- Theatrical release poster
- Mi'kmaq: Skɨte'kmujue'katik
- Directed by: Bretten Hannam
- Written by: Bretten Hannam
- Produced by: Diana Elbaum; Mitchel Fleming; Martin Katz; Jason Levangie; Marc Tetrault;
- Starring: Blake Alec Miranda; Forrest Goodluck; Brandon Oakes; Glen Gould;
- Cinematography: Guy Godfree
- Edited by: Shaun Rykiss; Anne-Laure Guégan;
- Music by: Jeremy Dutcher; Devon Bate;
- Production companies: Shut Up & Colour Pictures; Prospero Pictures; Mazewalker Film; Beluga Tree;
- Distributed by: VVS Films
- Release dates: 6 September 2025 (TIFF); 8 May 2026 (Canada);
- Running time: 89 minutes
- Countries: Canada; Belgium;
- Languages: English; Mi'kmaq; French;

= At the Place of Ghosts =

2025 film by Bretten Hannam

At the Place of Ghosts (Skɨte'kmujue'katik) is a 2025 supernatural thriller film written and directed by Bretten Hannam. The film stars Forrest Goodluck and Blake Alec Miranda as Mise'l and Antle, two Mi'kmaq brothers who have become estranged in adulthood due to childhood trauma, who become haunted by a malevolent spirit and must reunite and journey into Sk+te'kmujue'katik, the Place of Ghosts, to face their demons and heal.

The cast also includes Glen Gould as their father, and Skylar Cope and Atuen MacIsaac as the boys in childhood, as well as Brandon Oakes, Alexander Nunez, David Rossetti, Jason Daley, Tanchay Redvers, Pamela Matthews, Nancy Kenny, David Mortimer and Ainsley Cope in supporting roles.
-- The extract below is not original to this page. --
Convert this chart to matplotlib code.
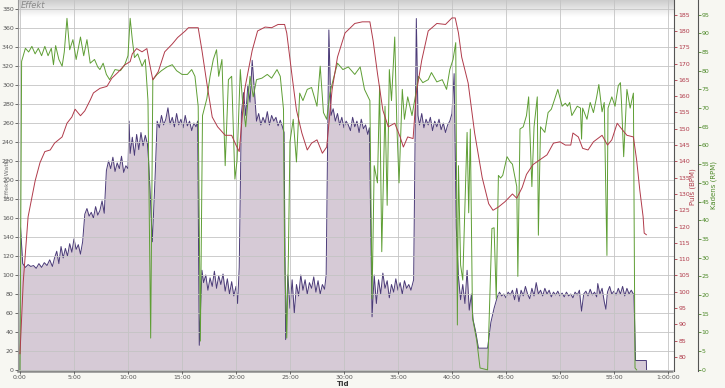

An international co-production between Canada and Belgium, the film was shot in and around Halifax, Nova Scotia during summer 2024.

The film premiered in the Platform Prize program at the 2025 Toronto International Film Festival on 6 September 2025. It was subsequently screened on 10 September as the opening film of the 2025 Atlantic International Film Festival. The film was released theatrically in Canada on 8 May 2026.

==Reception==
===Accolades===
At AIFF, the film won the Gordon Parsons Award for Best Atlantic Canadian Feature. Guy Godfree also won the Best Atlantic Cinematographer award, and Jeremy Dutcher won the award for Best Atlantic Score.

It screened in the Borsos Competition program at the 2025 Whistler Film Festival.

The film was named to the Toronto International Film Festival's annual year-end Canada's Top Ten list for 2025.

It won the award for Best Feature Film at the 2026 Screen Nova Scotia awards, and Skyler Cope won the award for Groundbreaking Performance for his performance as the younger Mise'l.

Charlotte Gavaris and Chris Bridges won the Canadian Screen Award for Best Makeup at the 14th Canadian Screen Awards in 2026, and Toni Warren was nominated for Best Hairstyling.